Это он о Юреке Вильнере. Что тот выдержал неделю пыток в гестапо, а не месяц.
Ну как же, минутку. "Вацлав" говорил - месяц, Грабовский - две недели…
"Я точно помню, он там пробыл неделю".
Его упрямство уже начинает раздражать.
Если "Вацлав" сказал - месяц, он, наверно, знал, что говорит.
Так что же теперь получается? Оказывается, нам всем очень важно, чтобы Юрек Вильнер как можно дольше выдержал пытки в гестапо. Это ведь большая разница - молчать неделю или месяц. Нам бы, правда, очень хотелось, чтобы Юрек - Арье Вильнер - молчал целый месяц.

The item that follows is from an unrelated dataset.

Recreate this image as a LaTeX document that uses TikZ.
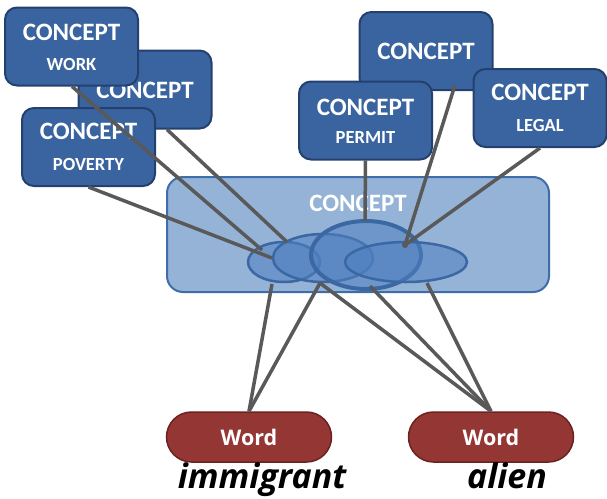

- Ну хорошо, - говорит Эдельман, - Антеку хочется, чтобы нас было пятьсот, литератору С. хочется, чтобы рыбу раскрашивала мать, а вы хотите, чтобы Юрек сидел месяц. Ладно, пусть будет месяц, это ведь уже не имеет никакого значения.
То же самое с флагами.
Они висели над гетто с первого дня восстания: бело-красный и бело-голубой. Народ на арийской стороне это волновало, и немцы с большим трудом их сняли - торжественно, как военные трофеи.
Эдельман говорит, что если флаги были, то повесить их не мог никто, кроме его людей, а они флагов не вешали. Они бы повесили с радостью, будь у них хоть немного красной, белой и голубой ткани, но ее не было.
- Значит, кто-то другой повесил, не все ли равно кто.
- Да? - говорит Эдельман. - Вполне возможно.
Хотя лично он вообще никаких флагов не видел. Только после войны узнал, что они были.
- Как же так? Ведь все видели!
- Ну, раз все видели, стало быть, флаги были. А впрочем, - говорит он, - какое это имеет значение? Важно, что люди видели.
Вот что самое скверное: он со всем в конце концов соглашается. И убеждать его дальше просто бессмысленно.
"Какое это сейчас имеет значение?" - говорит он и больше не спорит.
- Мы должны еще кое-что дописать, - вспоминает он.
Почему он остался жив?
Когда пришел первый русский солдат-освободитель, он остановил его и спросил: "Ты еврей? Почему же ты живой?" В этих словах прозвучало подозрение: может быть, он кого-нибудь выдал? может, отнимал у кого-то хлеб? Так что теперь я должна у него спросить, не выжил ли он случайно за чужой счет, а если нет - то почему, собственно, выжил?